WHAT TO WORK ON — Output each line exactly as it appears, skipping any embedded picture.

DATASET EXTRACT —

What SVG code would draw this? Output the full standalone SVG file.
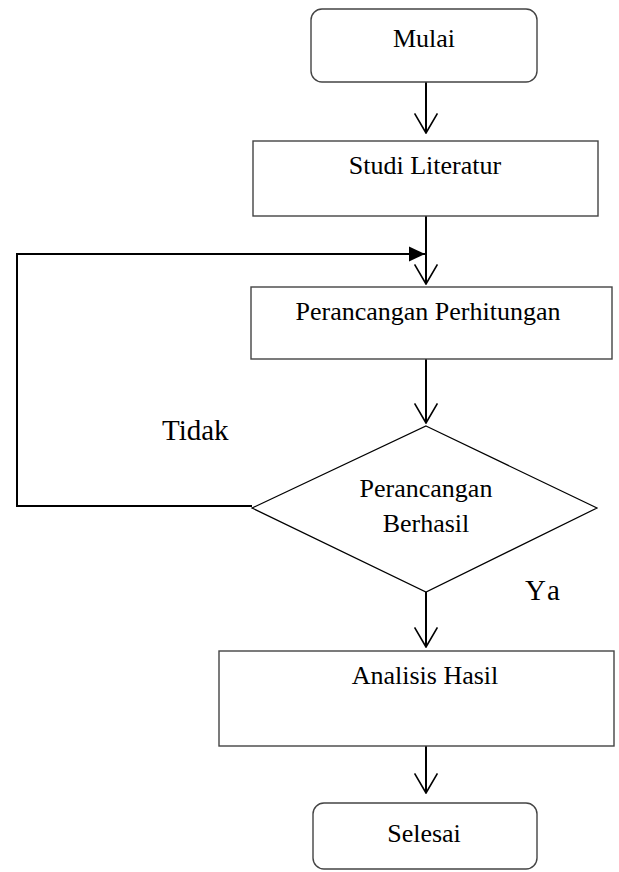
<svg xmlns="http://www.w3.org/2000/svg" width="619" height="872" viewBox="0 0 619 872">
<defs>
<marker id="open" markerWidth="22" markerHeight="24" refX="19" refY="11" orient="auto" markerUnits="userSpaceOnUse" viewBox="0 0 20 22">
<polyline points="1,0.5 19,11 1,21.5" fill="none" stroke="#000" stroke-width="1.5"/>
</marker>
<marker id="filled" markerWidth="18" markerHeight="16" refX="16" refY="8" orient="auto" markerUnits="userSpaceOnUse" viewBox="0 0 18 16">
<polygon points="0,0.5 16,8 0,15.5" fill="#000"/>
</marker>
<style>
.box{fill:#fff;stroke:#444;stroke-width:1.4}
.dia{fill:#fff;stroke:#000;stroke-width:1.2}
.t{font-family:"Liberation Serif","Times New Roman",serif;font-size:26px;fill:#000;text-anchor:middle}
.lbl{font-family:"Liberation Serif","Times New Roman",serif;font-size:29px;fill:#000}
.c{fill:none;stroke:#000;stroke-width:2}
</style>
</defs>
<rect width="619" height="872" fill="#fff"/>
<g id="connectors">
<line class="c" x1="426" y1="82" x2="426" y2="133" marker-end="url(#open)"/>
<line class="c" x1="426" y1="216" x2="426" y2="284" marker-end="url(#open)"/>
<polyline class="c" points="252,506 17,506 17,254 425,254" marker-end="url(#filled)"/>
<line class="c" x1="426" y1="359" x2="426" y2="423" marker-end="url(#open)"/>
<line class="c" x1="426" y1="592" x2="426" y2="647" marker-end="url(#open)"/>
<line class="c" x1="426" y1="746" x2="426" y2="793" marker-end="url(#open)"/>
</g>
<g id="mulai">
<rect class="box" x="311" y="9" width="226" height="73" rx="11"/>
<text class="t" x="424" y="47">Mulai</text>
</g>
<g id="studi">
<rect class="box" x="253" y="141" width="345" height="75"/>
<text class="t" x="425" y="174">Studi Literatur</text>
</g>
<g id="perancangan">
<rect class="box" x="251" y="287" width="361" height="72"/>
<text class="t" x="428" y="320">Perancangan Perhitungan</text>
</g>
<g id="keputusan">
<polygon class="dia" points="426,426 597,508 426,592 252,508"/>
<text class="t" x="426" y="497">Perancangan</text>
<text class="t" x="426" y="532">Berhasil</text>
</g>
<g id="analisis">
<rect class="box" x="219" y="651" width="395" height="95"/>
<text class="t" x="425" y="684">Analisis Hasil</text>
</g>
<g id="selesai">
<rect class="box" x="313" y="803" width="224" height="66" rx="11"/>
<text class="t" x="424" y="842">Selesai</text>
</g>
<g id="labels">
<text class="lbl" x="162" y="440">Tidak</text>
<text class="lbl" x="525" y="600" letter-spacing="4">Ya</text>
</g>
</svg>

FINISHED ANSWER —
What SVG code would draw this? Output the full standalone SVG file.
<svg xmlns="http://www.w3.org/2000/svg" width="619" height="872" viewBox="0 0 619 872">
<defs>
<marker id="open" markerWidth="22" markerHeight="24" refX="19" refY="11" orient="auto" markerUnits="userSpaceOnUse" viewBox="0 0 20 22">
<polyline points="1,0.5 19,11 1,21.5" fill="none" stroke="#000" stroke-width="1.5"/>
</marker>
<marker id="filled" markerWidth="18" markerHeight="16" refX="16" refY="8" orient="auto" markerUnits="userSpaceOnUse" viewBox="0 0 18 16">
<polygon points="0,0.5 16,8 0,15.5" fill="#000"/>
</marker>
<style>
.box{fill:#fff;stroke:#444;stroke-width:1.4}
.dia{fill:#fff;stroke:#000;stroke-width:1.2}
.t{font-family:"Liberation Serif","Times New Roman",serif;font-size:26px;fill:#000;text-anchor:middle}
.lbl{font-family:"Liberation Serif","Times New Roman",serif;font-size:29px;fill:#000}
.c{fill:none;stroke:#000;stroke-width:2}
</style>
</defs>
<rect width="619" height="872" fill="#fff"/>
<g id="connectors">
<line class="c" x1="426" y1="82" x2="426" y2="133" marker-end="url(#open)"/>
<line class="c" x1="426" y1="216" x2="426" y2="284" marker-end="url(#open)"/>
<polyline class="c" points="252,506 17,506 17,254 425,254" marker-end="url(#filled)"/>
<line class="c" x1="426" y1="359" x2="426" y2="423" marker-end="url(#open)"/>
<line class="c" x1="426" y1="592" x2="426" y2="647" marker-end="url(#open)"/>
<line class="c" x1="426" y1="746" x2="426" y2="793" marker-end="url(#open)"/>
</g>
<g id="mulai">
<rect class="box" x="311" y="9" width="226" height="73" rx="11"/>
<text class="t" x="424" y="47">Mulai</text>
</g>
<g id="studi">
<rect class="box" x="253" y="141" width="345" height="75"/>
<text class="t" x="425" y="174">Studi Literatur</text>
</g>
<g id="perancangan">
<rect class="box" x="251" y="287" width="361" height="72"/>
<text class="t" x="428" y="320">Perancangan Perhitungan</text>
</g>
<g id="keputusan">
<polygon class="dia" points="426,426 597,508 426,592 252,508"/>
<text class="t" x="426" y="497">Perancangan</text>
<text class="t" x="426" y="532">Berhasil</text>
</g>
<g id="analisis">
<rect class="box" x="219" y="651" width="395" height="95"/>
<text class="t" x="425" y="684">Analisis Hasil</text>
</g>
<g id="selesai">
<rect class="box" x="313" y="803" width="224" height="66" rx="11"/>
<text class="t" x="424" y="842">Selesai</text>
</g>
<g id="labels">
<text class="lbl" x="162" y="440">Tidak</text>
<text class="lbl" x="525" y="600" letter-spacing="4">Ya</text>
</g>
</svg>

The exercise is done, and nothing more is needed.